Gehen wir zurück in die Zeit, als die Männer Jäger waren und die Frauen in der Höhle darauf warteten, dass die Ernährer mit etwas Essbarem zurück kamen. Auf der Jagd nach Essbarem war totale Fixierung auf die Beute überlebenswichtig. Auch wenn der Jäger plötzlich selbst auf dem Speiseplan eines Mammuts stand, hing sein Überleben davon ab, so schnell wie möglich Fersengeld zu geben. Nur nicht nach links und rechts sehen, das kostet wertvolle Zeit und reduziert die Überlebenswahrscheinlichkeit.

Hinter Selbständigen in einer Zwangslage sind nicht Mammuts her, sondern Stapel von unbezahlten Rechnungen, mit Exekution drohende Gläubiger oder Auftraggeber, die unerfüllbare Forderungen stellen. Wenn unser Unternehmen nicht läuft, stehen wir unter großem Stress.

Eine ganze Heerschar von Psychologen beschäftigt sich mit der Frage, welche Streiche uns unser Gehirn unter Stress spielt. Ein sehr aufschlussreiches Experiment, das den Zusammenhang zwischen Tunnelblick und Selbstzuschreibung als Glückspilz oder Pechvogel beleuchtet, möchte ich Ihnen hier vorstellen.

Das Experiment: Nicht weiterlesen!!

Der britische Psychologe Richard Wiseman bat zwei Gruppen von Menschen, die gleiche Aufgabe zu erfüllen. Die eine Gruppe von Teilnehmern empfand sich selbst als Glückspilze, die andere Hälfte der Teilnehmer sah sich selbst als Pechvögel. Die Aufgabe war simpel und bestand darin, in einer Zeitung die Anzahl der Bilder zu zählen.

Im Durchschnitt brauchten die Teilnehmer ca. zwei Minuten für diese Aufgabe, manche auch deutlich länger weil sie die Bilder zur Sicherheit ein zweites Mal durchzählten. Einige waren jedoch bereits nach wenigen Sekunden fertig!

Wie das? Blätterten sie einfach schneller?

Bereits auf der zweiten Seite hatte Wiseman die folgende Einschaltung hineingeschummelt:

»STOP COUNTING - THERE ARE 43 PHOTOGRAPHS IN THIS NEWSPAPER«

Die Information, dass die Zeitung 43 Bilder enthielt, wurde nicht als kleine, versteckte Botschaft platziert. Im Gegenteil, die Nachricht war in fetten, riesigen Lettern gedruckt und nahm eine halbe Seite ein, sie sprang einem geradezu ins Gesicht!

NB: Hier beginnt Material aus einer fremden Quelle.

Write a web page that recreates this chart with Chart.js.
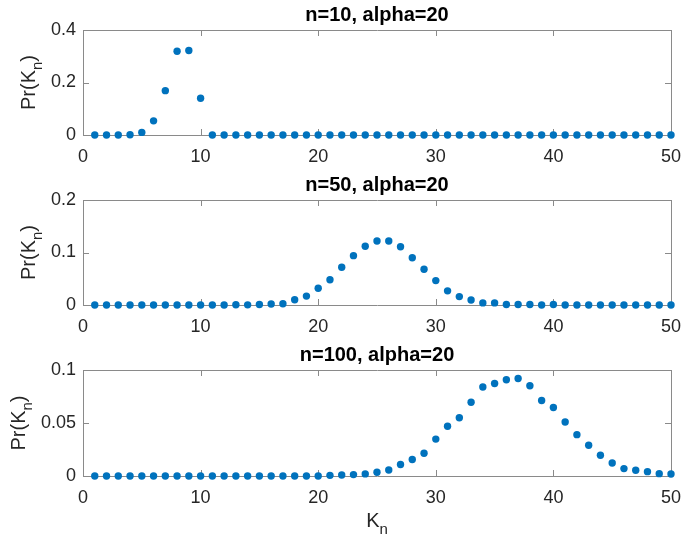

Sie werden es bereits erraten haben - es waren die Glückspilze, die in wenigen Sekunden die Aufgabe gelöst hatten. Die Pechvögel hingegen brauchten zwei Minuten und länger. Sie übersahen nicht nur den ersten Hinweis, sondern auch eine Botschaft, in der Mitte der Zeitung. Die Teilnehmer wurden ein zweites Mal aufgefordert, mit dem Zählen aufzuhören. Sie sollten dem Versuchsleiter mitteilen, dass sie diese Nachricht gelesen hatten und dafür 100 Pfund als Belohnung bekommen. Obwohl auch dieser Hinweis auffällig platziert war, entging den Pechvögeln die Belohnung.

Wenn wir die Chancen nicht mehr sehen…

Die Erklärung dahinter lautet in etwa folgendermaßen: Wenn uns mehrfach Dinge missglücken, entwickeln wir eine Grundangst. Es könnte wieder schiefgehen, wir könnten es wieder nicht schaffen. Diese Anspannung führt dazu, dass wir Chancen nicht mehr sehen und nützen können, weil wir auf der Suche nach einer ganz bestimmten Lösung sind.

Dabei geht es nicht darum, dass wir Chancen einfach links liegen lassen, die Lage ist verzwickter. Was nie in unser bewusstes Sichtfeld kommt, können wir nicht bewerten, aufnehmen oder verwerfen.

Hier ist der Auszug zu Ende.